Jakub Jansa's solo exhibition at Fotopub Project Space In Ljubljana.

Jakub Jansa: Ten Years Night
September 26 – October 29, 2019
 (Mihelic’s GAS STATION), Ljubljana

CLUB OF OPPORTUNITIES Ep. 6: Ten Years Night
Text by: Dorian Batycka

The science-fiction writer Aldous Huxley once wrote in a Brave New World, “great is truth, but still greater, from a practical point of view, is silence about truth.”

In Jakub Jansa’s ongoing series “Club of Opportunities”, currently on view at the Fotopub Project Space in Ljubljana, Slovenia, the young Czech artist presents the sixth iteration of an immersive multi-channel art project that explores polyphonic ideas about the nature of reality in the 21st century, albeit with a silent twist.

Instead of bombarding viewers with overly didactic wall labels and long convoluted texts, the video installation is composed of narrators who debate the nature of reality from the perspective of a celery root, their voices overlapping and bleeding into the exhibition space like an echo-chamber of white noise.

Several videos of the seminal Czech philosopher Kamil Nabelek are juxtaposed to sounds and videos of shoes tapping.

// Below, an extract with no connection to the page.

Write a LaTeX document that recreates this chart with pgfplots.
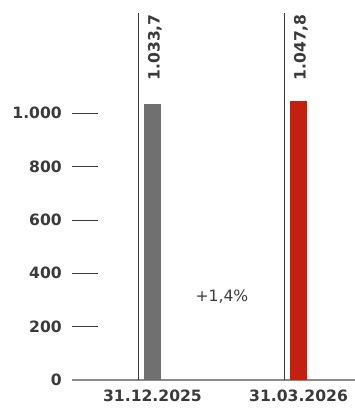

The result being an amorphous blob and complete sensory overlap. If you’re looking for any sense of objective truth here, you won’t find it. Instead, all that is left is an apt metaphor for the current state of social and political debate today, or perhaps, the lack thereof.

The project takes partial inspiration from the genre of the epic. Yet, while Homer’s Odyssey compiled oral histories into an antiquated form of early human, social and political history, Jansa’s project accelerates through nonlinear arrangements of space and time like a creeping rootstock that rhizomatically shoots and spreads.

Above all, Jansa’s project invokes an emancipatory biosphere set against overlapping voices, angst ridden, near-future and uncertain scenarios. All of which seem to gesture towards an ever more plausible extinction event, one that threatens the entirety of human, plant and animal life, and, crucially, whether or not the ontology of a celery root would be able to survive such disastrous calamity.